_Raw data_
---+---
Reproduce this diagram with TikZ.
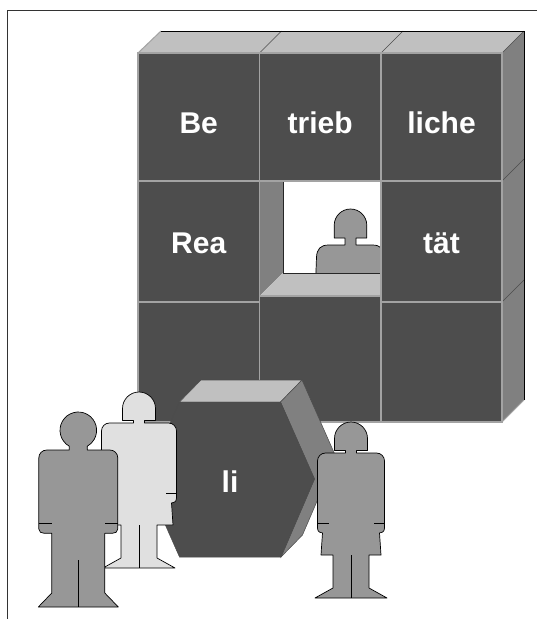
\documentclass[tikz,border=0pt]{standalone}
\usepackage{fontspec}
\setmainfont{Liberation Sans}
\definecolor{cellc}{HTML}{4D4D4D}
\definecolor{gridc}{HTML}{A3A3A3}
\definecolor{topc}{HTML}{C0C0C0}
\definecolor{sidec}{HTML}{808080}
\definecolor{personc}{HTML}{979797}
\definecolor{lightp}{HTML}{E0E0E0}
\tikzset{
  cellbox/.style={fill=cellc, draw=gridc, line width=1.4pt},
  word/.style={text=white, font=\fontsize{30}{30}\selectfont\bfseries, anchor=base, inner sep=0pt},
  figline/.style={draw=black, line width=0.7pt, line join=round},
  thinedge/.style={draw=black!70, line width=0.5pt},
}
% woman figure: #1 cx, #2 top, #3 fill, #4 body half width, #5 skirt half width
\newcommand{\womanfig}[5]{%
\begin{scope}[shift={(#1,#2)}]
\filldraw[figline, fill=#3] (-5.5,31) -- (-5.5,28.5) -- (-16.5,28.5) -- (-16.5,16.5)
  arc[start angle=180, end angle=360, radius=16.5] -- (16.5,28.5) -- (5.5,28.5) -- (5.5,31)
  -- (#4-8,31) .. controls (#4-3.5,31) and (#4,34.5) .. (#4,39)
  -- (#4,106) .. controls (#4,110) and (#4-3,111) .. (#5,111)
  -- (#5+1.5,133) -- (18,133) -- (18,166) -- (36,176) -- (-36,176) -- (-18,166) -- (-18,133)
  -- (-#5-1.5,133) -- (-#5,111) .. controls (-#4+3,111) and (-#4,110) .. (-#4,106)
  -- (-#4,39) .. controls (-#4,34.5) and (-#4+3.5,31) .. (-#4+8,31) -- cycle;
\draw[figline] (#4,101) -- (#4-11,101) (-#4,101) -- (-#4+11,101) (0,133) -- (0,176);
\end{scope}}
\begin{document}
\begin{tikzpicture}[x=1pt,y=-1pt]
\useasboundingbox (0,0) rectangle (537,619);
\fill[white] (0,0) rectangle (537,619);
% frame
\draw[black!80, line width=1pt] (7.3,619) -- (7.3,10.3) -- (537,10.3);

% block: top and side faces
\fill[topc] (138,53) -- (161,31) -- (524,31) -- (502,53) -- cycle;
\fill[sidec] (502,53) -- (524,31) -- (524,400) -- (502,422) -- cycle;
\draw[gridc, line width=1pt] (138,53) -- (161,31) (524,400) -- (502,422);
\draw[thinedge] (259.5,53) -- (281.5,31) (381,53) -- (403,31) (502,53) -- (524,31)
  (502,181) -- (524,159) (502,302) -- (524,280);
\draw[black, line width=0.8pt] (161,31) -- (524,31) -- (524,400);

% window opening
\fill[white] (283,181) rectangle (381,273);
\begin{scope}
\clip (283,181) rectangle (381,273);
\begin{scope}[shift={(350.5,209)}]
\filldraw[figline, fill=personc] (-5.5,36) -- (-5.5,29) -- (-16.3,29) -- (-16.3,16.3)
  arc[start angle=180, end angle=360, radius=16.3] -- (16.3,29) -- (5.5,29) -- (5.5,36)
  -- (22,36) .. controls (30,36) and (33.5,40) .. (34,48) -- (35,75) -- (-35,75)
  -- (-34,48) .. controls (-33.5,40) and (-30,36) .. (-22,36) -- cycle;
\end{scope}
\end{scope}
\fill[sidec] (259.5,181) -- (283,181) -- (283,273) -- (259.5,296) -- cycle;
\fill[topc] (259.5,296) -- (283,273) -- (381,273) -- (381,296) -- cycle;
\draw[black!85, line width=0.7pt] (283,181) -- (283,273) -- (381,273);

% cells
\path[cellbox] (138,53) rectangle (259.5,181);
\path[cellbox] (259.5,53) rectangle (381,181);
\path[cellbox] (381,53) rectangle (502,181);
\path[cellbox] (138,181) rectangle (259.5,302);
\path[cellbox] (381,181) rectangle (502,302);
\path[cellbox] (138,302) rectangle (259.5,422);
\path[cellbox] (259.5,296) rectangle (381,422);
\path[cellbox] (381,302) rectangle (502,422);

\node[word] (be) at (198.75,133) {Be};
\node[word] (trieb) at (320.25,133) {trieb};
\node[word] (liche) at (441.5,133) {liche};
\node[word] (rea) at (198.75,253.5) {Rea};
\node[word] (taet) at (441.5,253.5) {tät};

% hexagonal block
\filldraw[fill=topc, thinedge] (179.5,402) -- (280.5,402) -- (302,380) -- (201,380) -- cycle;
\filldraw[fill=sidec, thinedge] (280.5,402) -- (302,380) -- (336,457) -- (302.5,535) -- (281,557) -- (314.5,479) -- cycle;
\filldraw[fill=cellc, thinedge] (179.5,402) -- (280.5,402) -- (314.5,479) -- (281,557) -- (179.5,557) -- (145,479) -- cycle;
\node[word] (li) at (230,492.3) {li};

% people
\womanfig{139}{392}{lightp}{37.5}{32.5}
\begin{scope}[shift={(78.3,412)}]
\filldraw[figline, fill=personc] (-9,38) -- (-9,34.23)
  arc[start angle=119.5, end angle=420.5, radius=18.3] -- (9,38)
  -- (31.5,38) .. controls (36,38) and (39.5,41.5) .. (39.5,46)
  -- (39.5,117) .. controls (39.5,120) and (37,121.3) .. (34,121.3)
  -- (26.5,121.3) -- (26.5,181) -- (40,195) -- (-40,195) -- (-26.5,181) -- (-26.5,121.3)
  -- (-34,121.3) .. controls (-37,121.3) and (-39.5,120) .. (-39.5,117)
  -- (-39.5,46) .. controls (-39.5,41.5) and (-36,38) .. (-31.5,38) -- cycle;
\draw[figline] (39.5,111.3) -- (26.5,111.3) (-39.5,111.3) -- (-26.5,111.3) (0,148) -- (0,195);
\end{scope}
\womanfig{351}{422}{personc}{33.5}{28.5}
\end{tikzpicture}
\end{document}
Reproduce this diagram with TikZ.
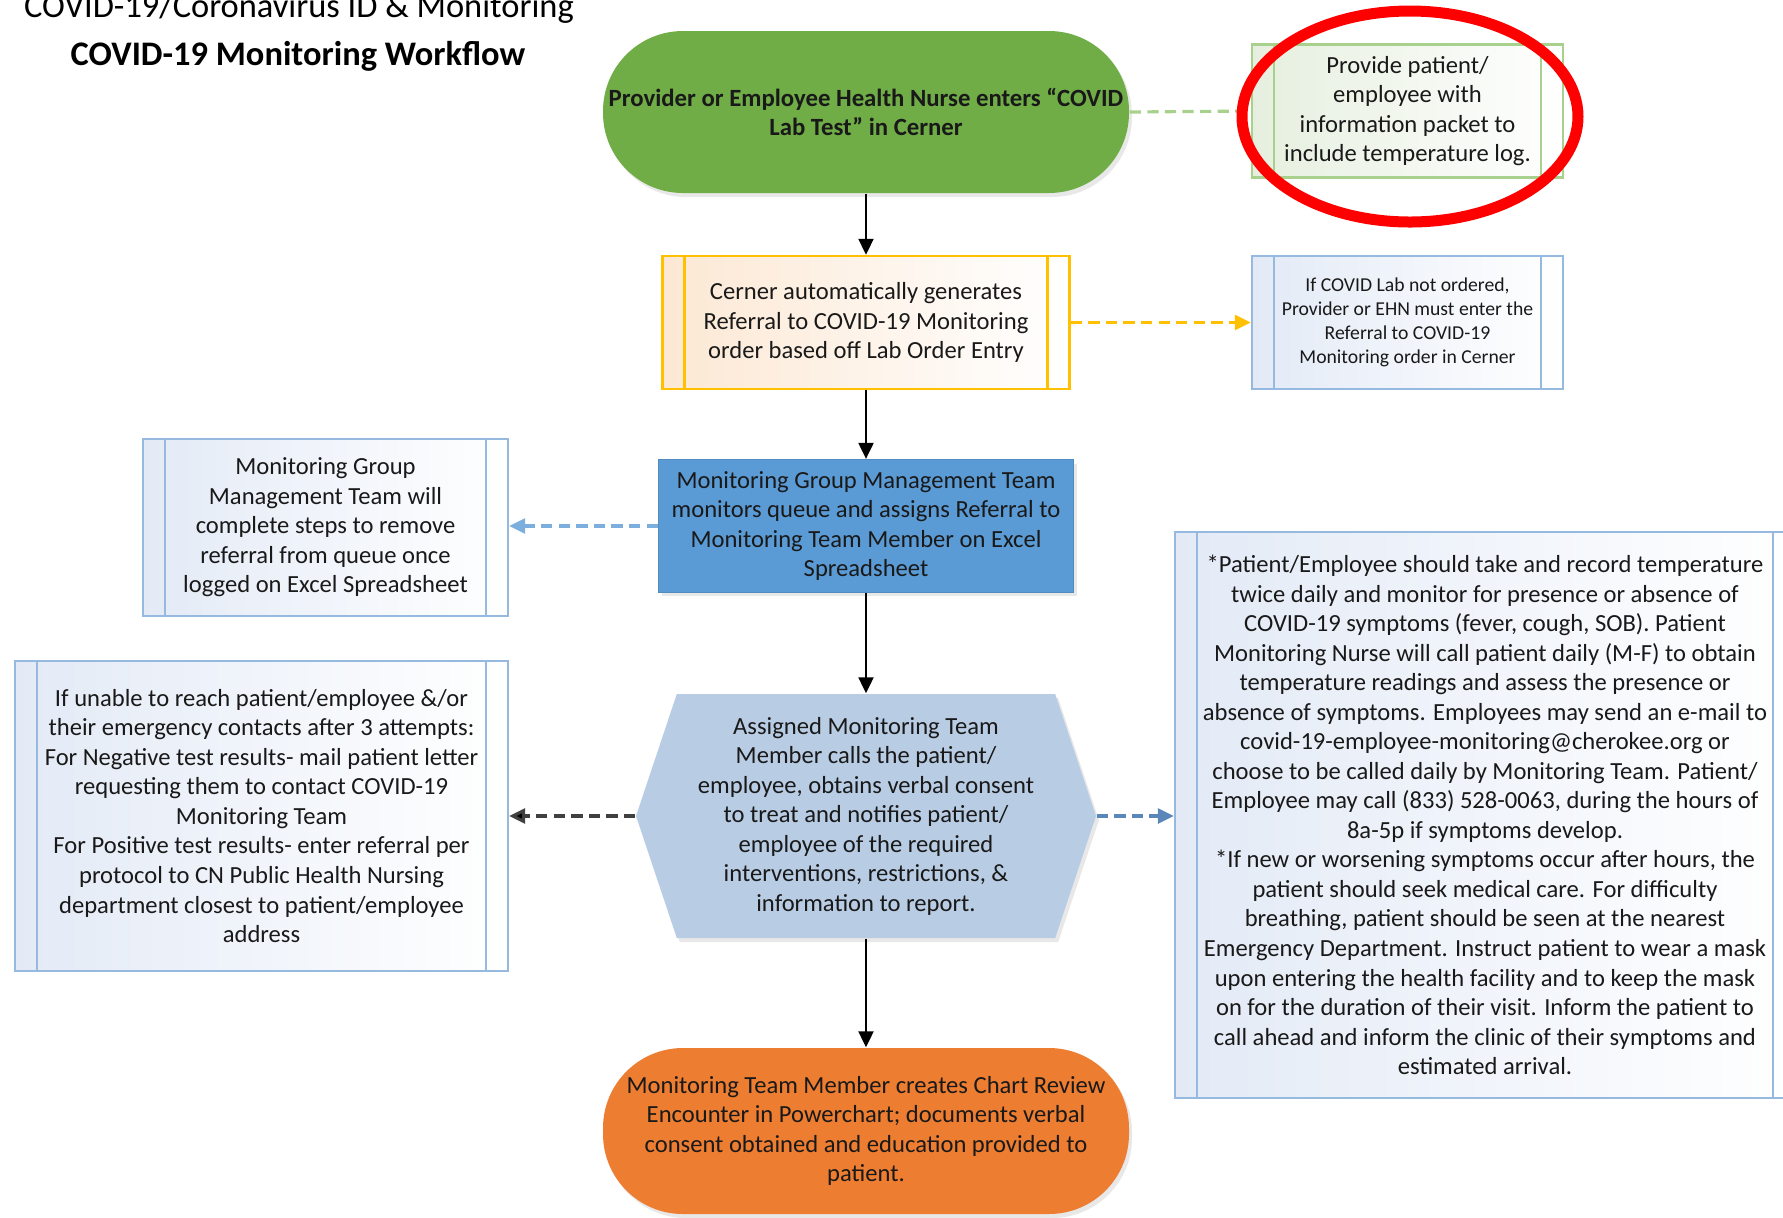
\documentclass[tikz,border=0pt]{standalone}
\usepackage{fontspec}
\setmainfont{Carlito}
\usetikzlibrary{arrows.meta,shapes.symbols,shadows}

\definecolor{startgreen}{HTML}{70AD47}
\definecolor{endorange}{HTML}{ED7D31}
\definecolor{assignblue}{HTML}{5B9BD5}
\definecolor{hexblue}{HTML}{B8CCE4}
\definecolor{lineblue}{HTML}{95B9DF}
\definecolor{tintblue}{HTML}{E3EAF6}
\definecolor{lineyellow}{HTML}{FFC000}
\definecolor{tintyellow}{HTML}{FCE8D4}
\definecolor{linegreen}{HTML}{A9D18E}
\definecolor{tintgreen}{HTML}{E6EFDF}
\definecolor{steelblue}{HTML}{5A86B8}
\definecolor{ringred}{HTML}{FF0000}

\begin{document}
\begin{tikzpicture}[
box/.style={
rectangle,align=center,
text=black!90,
font=\fontsize{7.0}{8.4}\selectfont
},
subproc/.style n args={2}{
box,draw=#1,line width=0.7pt,
left color=#2,right color=white,
path picture={
\draw[#1,line width=0.7pt]
([xshift=0.22cm]path picture bounding box.north west) --
([xshift=0.22cm]path picture bounding box.south west)
([xshift=-0.22cm]path picture bounding box.north east) --
([xshift=-0.22cm]path picture bounding box.south east);
}
},
term/.style={
box,rounded corners=0.8cm,
minimum width=5.26cm,inner xsep=0pt,
drop shadow={opacity=0.18,shadow xshift=0.03cm,shadow yshift=-0.04cm}
},
arrow/.style={-{Triangle[length=0.16cm,width=0.15cm]},line width=0.6pt},
dasharrow/.style={arrow,draw=#1,line width=0.9pt,dash pattern=on 3.2pt off 1.8pt}
]
\useasboundingbox (0,0) rectangle (17.83,-12.17);

% =======================
% TITLES
% =======================

\node[anchor=base,font=\fontsize{9.8}{11}\selectfont] (title) at (2.99,-0.17)
{COVID-19/Coronavirus ID \& Monitoring};
\node[anchor=base,font=\fontsize{9.8}{11}\selectfont\bfseries] (subtitle) at (2.98,-0.65)
{COVID-19 Monitoring Workflow};

% =======================
% MAIN COLUMN
% =======================

\node[term,fill=startgreen,minimum height=1.62cm,font=\fontsize{7.05}{8.4}\selectfont\bfseries] (start) at (8.66,-1.12)
{Provider or Employee Health Nurse enters “COVID\\ Lab Test” in Cerner};

\node[subproc={lineyellow}{tintyellow},minimum width=4.07cm,minimum height=1.33cm] (cerner) at (8.66,-3.225)
{Cerner automatically generates\\ Referral to COVID-19 Monitoring\\ order based off Lab Order Entry};

\node[box,fill=assignblue,draw=assignblue!90!black,minimum width=4.15cm,minimum height=1.32cm,
drop shadow={opacity=0.18,shadow xshift=0.03cm,shadow yshift=-0.04cm}] (assign) at (8.66,-5.26)
{Monitoring Group Management Team\\ monitors queue and assigns Referral to\\ Monitoring Team Member on Excel\\ Spreadsheet};

\node[box,signal,signal to=east and west,signal pointer angle=143,fill=hexblue,
minimum width=4.6cm,minimum height=2.44cm,inner xsep=0pt,
drop shadow={opacity=0.18,shadow xshift=0.03cm,shadow yshift=-0.04cm}] (call) at (8.66,-8.16)
{Assigned Monitoring Team\\ Member calls the patient/\\ employee, obtains verbal consent\\ to treat and notifies patient/\\ employee of the required\\ interventions, restrictions, \&\\ information to report.};

\node[term,fill=endorange,minimum height=1.66cm] (chart) at (8.66,-11.31)
{Monitoring Team Member creates Chart Review\\ Encounter in Powerchart; documents verbal\\ consent obtained and education provided to\\ patient.};

% =======================
% SIDE BOXES
% =======================

\node[subproc={linegreen}{tintgreen},minimum width=3.11cm,minimum height=1.32cm] (provide) at (14.075,-1.11)
{Provide patient/\\ employee with\\ information packet to\\ include temperature log.};

\node[subproc={lineblue}{tintblue},minimum width=3.11cm,minimum height=1.33cm,
font=\fontsize{5.6}{6.8}\selectfont] (ifcovid) at (14.075,-3.225)
{If COVID Lab not ordered,\\ Provider or EHN must enter the\\ Referral to COVID-19\\ Monitoring order in Cerner};

\node[subproc={lineblue}{tintblue},minimum width=3.65cm,minimum height=1.77cm] (remove) at (3.255,-5.275)
{Monitoring Group\\ Management Team will\\ complete steps to remove\\ referral from queue once\\ logged on Excel Spreadsheet};

\node[subproc={lineblue}{tintblue},minimum width=4.93cm,minimum height=3.10cm] (unable) at (2.615,-8.16)
{If unable to reach patient/employee \&/or\\ their emergency contacts after 3 attempts:\\ For Negative test results- mail patient letter\\ requesting them to contact COVID-19\\ Monitoring Team\\ For Positive test results- enter referral per\\ protocol to CN Public Health Nursing\\ department closest to patient/employee\\ address};

\node[subproc={lineblue}{tintblue},minimum width=6.2cm,minimum height=5.66cm] (temp) at (14.85,-8.15)
{*Patient/Employee should take and record temperature\\ twice daily and monitor for presence or absence of\\ COVID-19 symptoms (fever, cough, SOB). Patient\\ Monitoring Nurse will call patient daily (M-F) to obtain\\ temperature readings and assess the presence or\\ absence of symptoms. Employees may send an e-mail to\\ covid-19-employee-monitoring@cherokee.org or\\ choose to be called daily by Monitoring Team. Patient/\\ Employee may call (833) 528-0063, during the hours of\\ 8a-5p if symptoms develop.\\ *If new or worsening symptoms occur after hours, the\\ patient should seek medical care. For difficulty\\ breathing, patient should be seen at the nearest\\ Emergency Department. Instruct patient to wear a mask\\ upon entering the health facility and to keep the mask\\ on for the duration of their visit. Inform the patient to\\ call ahead and inform the clinic of their symptoms and\\ estimated arrival.};

% =======================
% ARROWS
% =======================

\draw[arrow] (start.south) -- (cerner.north);
\draw[arrow] (cerner.south) -- (assign.north);
\draw[arrow] (assign.south) -- (call.north);
\draw[arrow] (call.south) -- (chart.north);

\draw[draw=linegreen,line width=0.9pt,dash pattern=on 3.2pt off 1.8pt] (start.east) -- (provide.west);
\draw[dasharrow=lineyellow,-{Triangle[length=0.16cm,width=0.15cm,fill=lineyellow]}] (cerner.east) -- (ifcovid.west);
\draw[dasharrow=assignblue!80] (assign.west) -- (assign.west -| remove.east);
\draw[dasharrow=black!75,-{Triangle[length=0.16cm,width=0.15cm,fill=black]}] (call.west) -- (call.west -| unable.east);
\draw[dasharrow=steelblue] (call.east) -- (call.east -| temp.west);

% =======================
% HIGHLIGHT
% =======================

\draw[ringred,line width=0.11cm] (14.10,-1.165) ellipse (1.68cm and 1.055cm);

\end{tikzpicture}
\end{document}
---+---
Please repeat exactly the data above from its first line to the line that contains "(524,31) -- (524,400);", inclusive, and leave every picture out.

_Solution_
Reproduce this diagram with TikZ.
\documentclass[tikz,border=0pt]{standalone}
\usepackage{fontspec}
\setmainfont{Liberation Sans}
\definecolor{cellc}{HTML}{4D4D4D}
\definecolor{gridc}{HTML}{A3A3A3}
\definecolor{topc}{HTML}{C0C0C0}
\definecolor{sidec}{HTML}{808080}
\definecolor{personc}{HTML}{979797}
\definecolor{lightp}{HTML}{E0E0E0}
\tikzset{
  cellbox/.style={fill=cellc, draw=gridc, line width=1.4pt},
  word/.style={text=white, font=\fontsize{30}{30}\selectfont\bfseries, anchor=base, inner sep=0pt},
  figline/.style={draw=black, line width=0.7pt, line join=round},
  thinedge/.style={draw=black!70, line width=0.5pt},
}
% woman figure: #1 cx, #2 top, #3 fill, #4 body half width, #5 skirt half width
\newcommand{\womanfig}[5]{%
\begin{scope}[shift={(#1,#2)}]
\filldraw[figline, fill=#3] (-5.5,31) -- (-5.5,28.5) -- (-16.5,28.5) -- (-16.5,16.5)
  arc[start angle=180, end angle=360, radius=16.5] -- (16.5,28.5) -- (5.5,28.5) -- (5.5,31)
  -- (#4-8,31) .. controls (#4-3.5,31) and (#4,34.5) .. (#4,39)
  -- (#4,106) .. controls (#4,110) and (#4-3,111) .. (#5,111)
  -- (#5+1.5,133) -- (18,133) -- (18,166) -- (36,176) -- (-36,176) -- (-18,166) -- (-18,133)
  -- (-#5-1.5,133) -- (-#5,111) .. controls (-#4+3,111) and (-#4,110) .. (-#4,106)
  -- (-#4,39) .. controls (-#4,34.5) and (-#4+3.5,31) .. (-#4+8,31) -- cycle;
\draw[figline] (#4,101) -- (#4-11,101) (-#4,101) -- (-#4+11,101) (0,133) -- (0,176);
\end{scope}}
\begin{document}
\begin{tikzpicture}[x=1pt,y=-1pt]
\useasboundingbox (0,0) rectangle (537,619);
\fill[white] (0,0) rectangle (537,619);
% frame
\draw[black!80, line width=1pt] (7.3,619) -- (7.3,10.3) -- (537,10.3);

% block: top and side faces
\fill[topc] (138,53) -- (161,31) -- (524,31) -- (502,53) -- cycle;
\fill[sidec] (502,53) -- (524,31) -- (524,400) -- (502,422) -- cycle;
\draw[gridc, line width=1pt] (138,53) -- (161,31) (524,400) -- (502,422);
\draw[thinedge] (259.5,53) -- (281.5,31) (381,53) -- (403,31) (502,53) -- (524,31)
  (502,181) -- (524,159) (502,302) -- (524,280);
\draw[black, line width=0.8pt] (161,31) -- (524,31) -- (524,400);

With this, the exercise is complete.